The lady beggar--how did she do this?

Sure, but if you had the woman in front of you, and you then hit $.83, would you have kept looking for those dimes?

Why are things always in the last place you look?

-Joe

Whenever I look for something, I look in one more place after I find it, just to prove that false.

I think that was, you know, the point.

Hopefully this poll will provide some more info. At least it should reject (or perhaps corroborate) the hypotheses that some amounts of change are so much more likely than others, that it figures into the trick.

I predict that amounts involving 3 pennies (.03, .08, .13, etc.) will be more likely, but not enough to make a profitable trick out of it.

It looks like zero and “$1 or greater” are winning out.

This could be a variety of the one ahead trick. get ten people to put a message in separate envelopes. Put the first one to your head and announce the message - open and ask the ten if it matched any of their messages. repeat for all ten

The trick is that you have one confederate for which you know the message (and you make sure his envelope is last). You take some else’s envelope, announce your confederates message, and then open and read the message inside, which you give for the second envelope and so on.

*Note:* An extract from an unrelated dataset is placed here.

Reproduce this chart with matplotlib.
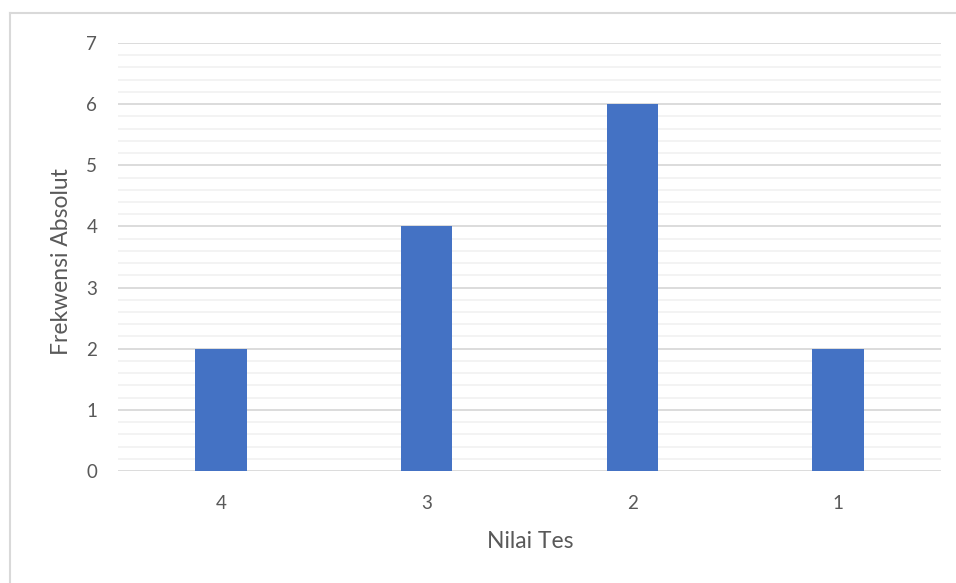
import matplotlib
matplotlib.use("Agg")
import matplotlib.pyplot as plt
from matplotlib.lines import Line2D
import numpy as np

categories = ["4", "3", "2", "1"]
values = [2, 4, 6, 2]

plt.rcParams['font.family'] = ['Lato', 'DejaVu Sans']

W, H = 956, 583
fig = plt.figure(figsize=(W/100, H/100), dpi=100)
ax = fig.add_axes([118/W, (H-471)/H, (941-118)/W, (471-43)/H])

x = np.arange(len(categories))
ax.bar(x, values, width=0.25, color='#4472c4', zorder=3)

ax.set_xlim(-0.5, len(categories)-0.5)
ax.set_ylim(0, 7)
ax.set_yticks(range(0, 8))
ax.set_yticks(np.arange(0, 7.01, 0.2), minor=True)
ax.set_xticks(x)
ax.set_xticklabels(categories)

ax.grid(axis='y', which='major', color='#d9d9d9', linewidth=1.3, zorder=0)
ax.grid(axis='y', which='minor', color='#f2f2f2', linewidth=1.3, zorder=0)
ax.tick_params(axis='both', which='both', length=0, colors='#595959', labelsize=13.5)
ax.tick_params(axis='y', pad=15)
ax.tick_params(axis='x', pad=17)
for s in ax.spines.values():
    s.set_visible(False)

ax.set_xlabel('Nilai Tes', fontsize=16.5, color='#595959')
ax.set_ylabel('Frekwensi Absolut', fontsize=16.5, color='#595959')
ax.xaxis.set_label_coords((530-118)/823, (471-542)/428)
ax.yaxis.set_label_coords((62-118)/823, (471-262)/428)
ax.xaxis.label.set_va('center')
ax.yaxis.label.set_va('center')

# chart border (top and left visible)
fig.add_artist(Line2D([9.5/W, 9.5/W], [0, (H-13)/H], transform=fig.transFigure, color='#d9d9d9', linewidth=1.5))
fig.add_artist(Line2D([9.5/W, 1], [(H-13)/H, (H-13)/H], transform=fig.transFigure, color='#d9d9d9', linewidth=1.5))

fig.savefig('out.png', dpi=100)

Yes, but even if we discard all the zero’s (which there’s a good argument for - first, it’s pointless for a beggar to guess zero because even if she’s right she loses, second, because many people said in the comments they were in gym shorts or otherwise pocketless and they had change in their cars), I think we can safely reject the hypothesis that 83 cents, 31 cents, or 21 cents are just common amounts of change people have.

Don’t you guys get it yet? The beggar lady wins every time someone feels sorry for her and gives her their change. The part about guessing the amount is just a means to get people to take out their money. If she guesses right occasionally, its just luck. She might notice some more common amounts of change that win the bet, but the numbers she uses are more likely associated with people’s willingness to give up the money than the guessing the right amount. There is no way to significantly increase the chances of a correct guess based on the OPs description of the events.

If only someone else had suggested this incredibly original theory somewhere else in the thread.

That may very well be the case. Hilarity reports that in her personal experience, though, the woman is 3 for 3. It’s interesting to consider if, and how, she is more accurate than random guessing.

You could increase the odds considerably in the case of the coffee shop, where she may have noted what they were drinking and knew the costs of those drinks.

That is not even correct. Hilarity claims no more than 2 for 2 if you read the whole thread. And I question the accuracy of the second guess. On top of that Hilarity admits not having a precise recollection of the events.

And on these boards anecdotes count for SO much.

Actually, we don’t know where she stands. All we know is she’s at least 2 for something (presuming HNS’s recollection is correct), and that something is almost certainly larger than 2. If she runs this scam on a regular basis, it could be 2 out of 300 or something like that rather than 2 for 2.

We know Hilarity stands at 2 for 2. The beggar lady maybe anything from 0 for 2, to who knows, or cares what. She’s came out ahead from Hilarity and her friend. And probably others as well, and she doesn’t have to guess right once to make it work.